Unleash Your Inner Child

Introduction

Here is a quick rant about something I learned from reading my personal diaries from back in the college days..

The idea is that something changed when I graduated from college. It seems projects started taking way too much time to complete, passion for programming isn’t as radiant as back then, and something was really off.

I won’t explain it from my perspective, just to make it more interesting.

College Days

During the college days, people rarely have time to do anything besides getting that shitload of work over with. Homeworks, projects, presentations, exams, … name your poison, basically.

During that struggle, you learn a lot, and come across interesting topics (given you joined the field you like!). Even with all that focus taken away by college, there is this passion for programming that pushes you to do more than college.

Complaining about how college eats up your time, you still work hard to leverage whatever free time is left after college. You really cherish that free time, and make sure that it doesn’t go to waste. It might come with some solitary, but your obsession with work doesn’t allow you to think about anything but getting work done.

Depending how satisfied you are with your college results, that could be a huge fuel tank for you to keep doing what you’re doing on the side.

Biggest benefit of all time… Not much to worry about during college, is there? You’re all set to be stuck there for at least 4 years, and that’s what’s gonna happen. Your mind is free to focus on now, and how you’re gonna get through this.

Now, during the limited free time you have, you’re always thinking, “When I finish college, it is gonna be working on my passion full-time”, “I need to be fully dedicated to passion without letting anything distract me”, and so on…

The Transition

College has ended! You graduated! You take a vacation, celebrate, do whatever that is you do, and … now what? Assuming you didn’t establish your company during college, it’s time to put some money in your pocket, right? You need to find a job…

Oh wait, even if you get a job, your time schedule is predictable. Your friends and family will start bugging you non-stop! It’s not like you can spend your free time working on side projects, while they think you’re actually studying.
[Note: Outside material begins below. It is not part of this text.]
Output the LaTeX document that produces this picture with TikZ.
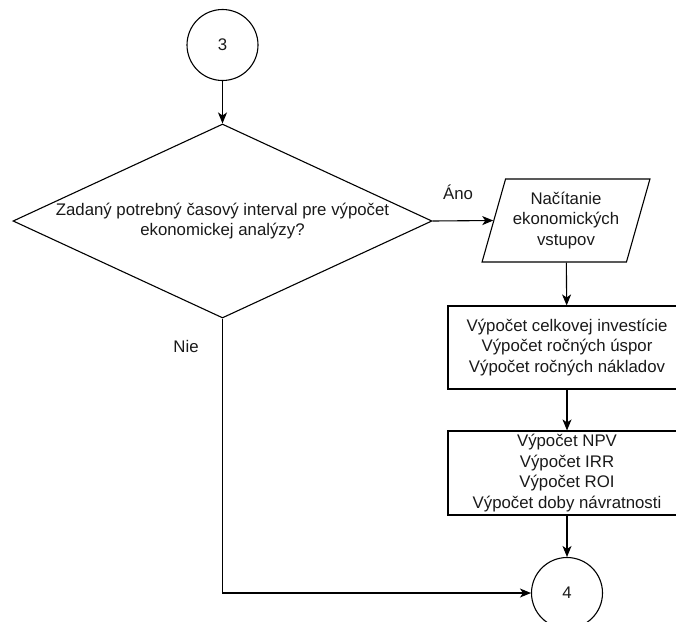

The obligations list grows..

Ok, so I need to find a job in programming, right? That shouldn’t be hard, I’ll be working passionately there…

I’m afraid that is not the case. Mixing your passion with other, possibly bureaucratic, cultures isn’t wise. Worst case, it might turn your passion into a nightmare that you start to hate… Unless you found the perfect job that really caters to your needs, the journey continues…

All that is to say one thing:

The transition from college to whatever comes afterwards is not easy… You’re basic lifestyle for the past 16 years or so has fundamentally changed, and everyone has their opinion of what you must be doing… Things are looking strange and unclear.

The Enlightenment

What would be my advice to you at this point is this:

  1. Start off by testing what you think you want to be doing. Set an unbreakable rule to keep it at like it was college, for at least 3 months.
  2. By that time, you’ll learn more about yourself, and if that wasn’t what you like, make another guess, and do that for another 3 months.
  3. Rinse and repeat.

Helpful metrics that you should stick to:

  1. Keep a diary. Write your feelings rather than events. It doesn’t matter that you wrote 100 lines of code, it matters how you felt about it.
  2. Stay focused, and don’t worry about “what’s next”. At that point, you’re hopefully young, and can recover easily if anything bad happened.

Conclusion

Now, I have no idea if that is just me, or if what I’m saying makes any sense .. It’s really hard to put your finger on these things. But, whatever.. I’ll just post this, and you can pour to your heart’s content how you’re experience was in the comments.